The latest outlay reflects an increase from the half-year ended December 31, 2025, when the miner reported cumulative capital expenditure of US$24 million on the solar project.

“Forty-five-megawatt Phase 2A solar project: Project implementation is progressing as planned and is on track for completion in H1 FY2027, increasing total installed solar generation capacity to 80MW from 35MW,” Zimplats said in its third quarter report for the period ended March 31, 2026.

“Cumulative spend reached US$34 million at period end against a budget of US$54 million.”

The increased expenditure exceeded spending on some of the miner’s other major capital projects during the period.

On the Mupani Mine development, Zimplats said project implementation remains on track to achieve full-scale production of 3,6 million tonnes per annum by FY2029.

“Cumulative spend reached US$360 million at period end against a budget of US$386 million, with key underground infrastructure advancing as planned,” it said.

Meanwhile, the Zimplats Smelter expansion and SO₂ abatement project saw the miner increase its expenditure by US$2 million.

“Implementation of the outstanding scope continued as planned, with cumulative expenditure of US$468 million against a budget of U$544 million at period end,” Zimplats said.

The expenditure represents a slight increase from the US$466 million recorded at the end of the half-year.

The new furnace is expected to significantly boost smelting capacity, increasing concentrate processing from 135 000 tonnes annually to about 380 000 tonnes, while converter matte output is projected to rise from roughly 535 000 6E ounces to 1,1 million 6E ounces per year.

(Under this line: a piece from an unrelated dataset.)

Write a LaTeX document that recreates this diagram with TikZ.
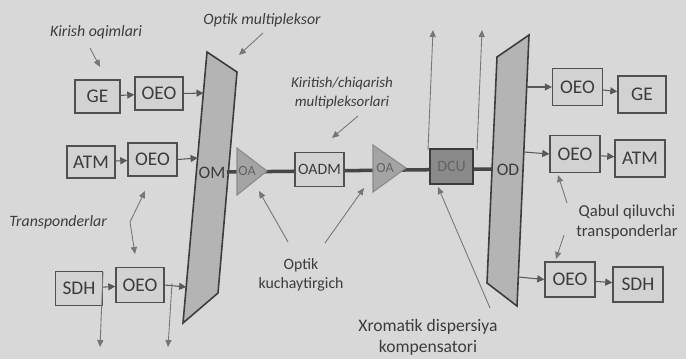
\documentclass[tikz,border=0pt]{standalone}
\usepackage{fontspec}
\setmainfont{Carlito}
\usetikzlibrary{arrows.meta}
\definecolor{bg}{HTML}{D8D8D8}
\definecolor{ink}{HTML}{3C3C3C}
\definecolor{boxfill}{HTML}{D2D2D2}
\definecolor{trapfill}{HTML}{B4B4B4}
\definecolor{ampfill}{HTML}{A4A4A4}
\definecolor{dcufill}{HTML}{8A8A8A}
\tikzset{
  box/.style={draw=ink!90, line width=0.8pt, fill=boxfill, text=ink, font=\fontsize{11}{12}\selectfont, inner sep=0pt},
  lbl/.style={text=ink, font=\fontsize{9}{11}\selectfont, align=center, inner sep=1pt},
  ilbl/.style={lbl, font=\fontsize{9}{11}\selectfont\itshape},
  arr/.style={draw=ink!85, line width=0.6pt, -{Triangle[length=4pt,width=4pt]}},
  ptr/.style={draw=ink!70, line width=0.5pt, -{Triangle[length=4pt,width=3.5pt]}},
  trap/.style={draw=ink, line width=0.9pt, fill=trapfill},
  amp/.style={draw=ink!60, line width=0.6pt, fill=ampfill},
  fibre/.style={draw=ink!95, line width=2pt}
}
\begin{document}
\begin{tikzpicture}[x=0.02cm,y=-0.02cm]
\fill[bg] (0,0) rectangle (686,359);
\useasboundingbox (0,0) rectangle (686,359);

% multiplexer / demultiplexer
\path[trap] (207,52) -- (237,72) -- (218,293) -- (183,323) -- cycle;
\path[trap] (497,57) -- (529,35) -- (517,306) -- (487,283) -- cycle;
\node[text=ink, font=\fontsize{10}{11}\selectfont] (om) at (212,173) {OM};
\node[text=ink, font=\fontsize{10}{11}\selectfont] (od) at (508,170) {OD};

% fibre line
\coordinate (fs) at (227,172);
\coordinate (fe) at (492,169);
\draw[fibre] (fs) -- (fe);

% amplifiers
\path[amp] (237,148) -- (267,171) -- (237,195) -- cycle;
\node[text=ink!80, font=\fontsize{8}{9}\selectfont] (oa1) at (247,171) {OA};
\path[amp] (373,145) -- (406,168) -- (373,192) -- cycle;
\node[text=ink!80, font=\fontsize{8}{9}\selectfont] (oa2) at (385,168) {OA};

% OADM and DCU
\node[box, minimum width=0.98cm, minimum height=0.68cm, font=\fontsize{9}{10}\selectfont] (oadm) at (319.5,169.5) {OADM};
\node[box, fill=dcufill, draw=ink, minimum width=0.86cm, minimum height=0.7cm, text=ink!80, font=\fontsize{9}{10}\selectfont] (dcu) at (451.5,166.5) {DCU};

% left transponders
\node[box, minimum width=0.9cm, minimum height=0.66cm] (ge1) at (97.5,96.5) {GE};
\node[box, minimum width=0.96cm, minimum height=0.66cm] (oeo1) at (159,93.5) {OEO};
\node[box, minimum width=0.96cm, minimum height=0.64cm] (atm1) at (91,162) {ATM};
\node[box, minimum width=0.98cm, minimum height=0.66cm] (oeo2) at (152.5,159.5) {OEO};
\node[box, minimum width=0.94cm, minimum height=0.68cm] (sdh1) at (79,288.5) {SDH};
\node[box, minimum width=0.96cm, minimum height=0.7cm] (oeo3) at (140,285) {OEO};

% right transponders
\node[box, minimum width=1.0cm, minimum height=0.74cm] (oeo4) at (577.5,87) {OEO};
\node[box, minimum width=0.96cm, minimum height=0.74cm] (ge2) at (642,94.5) {GE};
\node[box, minimum width=1.0cm, minimum height=0.74cm] (oeo5) at (575,154) {OEO};
\node[box, minimum width=1.0cm, minimum height=0.74cm] (atm2) at (640,158.5) {ATM};
\node[box, minimum width=1.0cm, minimum height=0.7cm] (oeo6) at (570,279.5) {OEO};
\node[box, minimum width=1.0cm, minimum height=0.7cm] (sdh2) at (638,284.5) {SDH};

% coordinates on mux edges
\coordinate (om1) at (203.5,93);
\coordinate (om2) at (197.6,158);
\coordinate (om3) at (186.2,287);
\coordinate (od1) at (526.7,87);
\coordinate (od2) at (523.8,152);
\coordinate (od3) at (518.3,277);

% signal arrows
\draw[arr] (ge1) -- (oeo1);
\draw[arr] (oeo1.east) -- (om1);
\draw[arr] (atm1) -- (oeo2);
\draw[arr] (oeo2.east) -- (om2);
\draw[arr] (sdh1) -- (oeo3);
\draw[arr] (oeo3.east) -- (om3);
\draw[arr] (od1) -- (oeo4.west);
\draw[arr] (oeo4) -- (ge2);
\draw[arr] (od2) -- (oeo5.west);
\draw[arr] (oeo5) -- (atm2);
\draw[arr] (od3) -- (oeo6.west);
\draw[arr] (oeo6) -- (sdh2);

% add/drop channels
\coordinate (dn1s) at (103,272); \coordinate (dn1e) at (100,347);
\coordinate (dn2s) at (172,283); \coordinate (dn2e) at (168,347);
\coordinate (up1s) at (428,150); \coordinate (up1e) at (433,30);
\coordinate (up2s) at (477,150); \coordinate (up2e) at (482,30);
\draw[ptr] (dn1s) -- (dn1e);
\draw[ptr] (dn2s) -- (dn2e);
\draw[ptr] (up1s) -- (up1e);
\draw[ptr] (up2s) -- (up2e);

% labels
\node[ilbl] (kir) at (96,32) {Kirish oqimlari};
\coordinate (kirs) at (90,48);
\coordinate (kira) at (100,67);
\draw[ptr] (kirs) -- (kira);

\node[ilbl] (omlab) at (262,20) {Optik multipleksor};
\coordinate (omlabs) at (263,33);
\coordinate (omlaba) at (239,55);
\draw[ptr] (omlabs) -- (omlaba);

\node[ilbl] (tr) at (58,222) {Transponderlar};
\coordinate (trs) at (130,222);
\coordinate (tre1) at (145,191);
\coordinate (tre2) at (135,254);
\draw[ptr] (trs) -- (tre1);
\draw[ptr] (trs) -- (tre2);

\node[lbl, font=\fontsize{8.5}{11}\selectfont\itshape] (kcm) at (342,93) {Kiritish/chiqarish\\multipleksorlari};
\coordinate (kcms) at (358,116);
\coordinate (kcme) at (332,138);
\draw[ptr] (kcms) -- (kcme);

\node[lbl] (ok) at (301,275) {Optik\\kuchaytirgich};
\coordinate (oks1) at (288,242); \coordinate (oke1) at (259,191);
\coordinate (oks2) at (325,243); \coordinate (oke2) at (364,188);
\draw[ptr] (oks1) -- (oke1);
\draw[ptr] (oks2) -- (oke2);

\node[lbl, font=\fontsize{10}{12}\selectfont] (xdk) at (428,337) {Xromatik dispersiya\\kompensatori};
\coordinate (xdks) at (490,308);
\coordinate (xdke) at (438,187);
\draw[ptr] (xdks) -- (xdke);

\node[lbl, font=\fontsize{9.5}{11.5}\selectfont] (qq) at (627,222) {Qabul qiluvchi\\transponderlar};
\coordinate (qqs1) at (567,203);
\coordinate (qqe1) at (558,175);
\coordinate (qqs2) at (564,235);
\coordinate (qqe2) at (556,259);
\draw[ptr] (qqs1) -- (qqe1);
\draw[ptr] (qqs2) -- (qqe2);
\end{tikzpicture}
\end{document}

Zimplats said cumulative spending on the SMC Base Metal Refinery refurbishment stood at US$36 million at period end, against a budget of US$190 million.

No additional expenditure was recorded for this project in the first half of the year.

The miner also reported that Phase 2 of its tailings storage facility (TSF) expansion project at the Selous Metallurgical Complex progressed well in the period.

“Together with phase 1, which is now complete, the expansion will secure concentrator operations through to FY2049,” Zimplats said.

“Once completed, the TSF will cover a total of 30 hectares. Cumulative expenditure on Phase 2 reached US$8 million at period end against a budget of US$18 million.”

These capital projects, together with the increased investment in the solar plant, are expected to support long-term production growth.

“Final metal production of 76 340 6E ounces decreased by 56% quarter-on-quarter and 46% year-on-year due to maintenance performed on the smelter in February 2026,” Zimplats said.

“Matte tapping resumed in March 2026 and accumulated concentrate stocks of about 63 000 6E ounces are expected to be processed by the end of FY2026.”

“Matte tapping resumed in March 2026 and accumulated concentrate stocks of circa 63 000 ounces, 6E are expected to be processed by FY2026 year-end.”